秋の気配を感じる今日この頃。夏の暑さが和らぎ、過ごしやすい穏やかな気候がやってきました。 「食欲の秋」「スポーツの秋」など、様々に表現されるこの季節ですが、やはり外せないのが「読書の秋」ですね。

なぜ、秋は読書に最適と言われるのでしょうか?その由来や、秋ならではの読書の楽しみ方をご紹介します。


 

「読書の秋」の由来は?

 

「読書の秋」という言葉が定着した背景には、いくつかの説があります。

 

1. 中国の漢詩に由来する説

 

最もよく知られているのは、古代中国・唐代の詩人、**韓愈(かんゆ)**が詠んだ漢詩の一節です。
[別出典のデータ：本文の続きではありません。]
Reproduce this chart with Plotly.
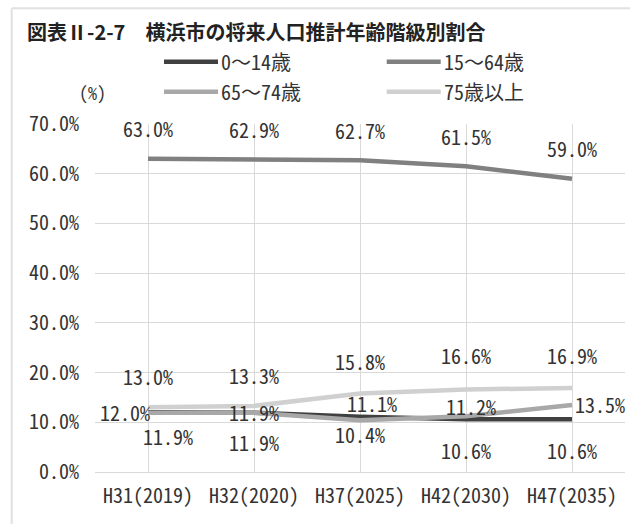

  • 「時秋積雨霽、新涼入郊墟。燈火稍可親、簡編可卷舒。」 (時、秋にして積雨(せきう)霽(は)れ、新涼(しんりょう)郊墟(こうきょ)に入(い)る。燈火(とうか)ようやく親しむべく、簡編(かんぺん)巻舒(けんじょ)すべし。)

これを意訳すると、「秋になり長雨があがって空も晴れ、涼しさが広がった。夜の灯に親しみ、書物を広げられるようになった」というような意味になります。

つまり、暑い夏が終わり、ようやく夜の灯りの下でゆっくりと本が読める涼しい季節が来たことを喜んだ、というわけです。

 

2. 集中しやすい気候である説

 

科学的にも、涼しく安定した秋の気候は、集中力を高めるのに適していると言われています。 夏の疲れも取れ、本格的な寒さが来る前の過ごしやすい時期は、心身ともにリラックスして、本の世界に深く没頭するにはうってつけなのです。

 

3. 「読書週間」の存在

 

終戦間もない1947年、「読書の力によって平和な文化国家を作ろう」という志のもと、「読書週間」が始まりました。現在では10月27日~11月9日の2週間が読書週間と定められており、この期間を中心に全国で読書に関するイベントが開催されることも、秋と読書を結びつける要因となっています。


 

秋の夜長を彩る、読書の楽しみ方

 

過ごしやすい秋は、読書を一層豊かにするエッセンスが満載です。

 

1. 温かい飲み物と一緒に

 

お気に入りのコーヒー、紅茶、ハーブティーなどを傍らに、ゆっくりとページをめくる。温かい飲み物の香りと湯気に包まれながらの読書は、至福の時間です。

 

2. 気分を変えて「外読書」

 

公園やカフェのテラスなど、涼しい風を感じられる場所で読書を楽しむのもおすすめ。紅葉を眺めながら、自然の中で物語に思いを馳せてみるのも素敵です。

 

3. ジャンルを広げてみる

 

普段は手に取らないジャンルに挑戦してみてはいかがでしょうか。

  • 長編小説や歴史小説など、じっくりと時間をかけて読めるもの。
  • エッセイや詩集など、秋の情緒を感じさせるもの。
  • 自己啓発や専門書など、知識を深めるためのもの。 新しい扉を開けば、読書の秋がさらに充実するはずです。

 

4. 「読書ノート」をつけてみる

 

読んだ本のタイトルや感想、心に残った一節などをメモする「読書ノート」は、後から読み返すと楽しかった時間がよみがえります。読んだ内容を整理するのにも役立ちますよ。


涼やかな風が心地よく、夜の時間が長くなる「読書の秋」。 ぜひこの機会に、あなたにとって特別な一冊を見つけ、心ゆくまで読書の世界に浸ってみてください。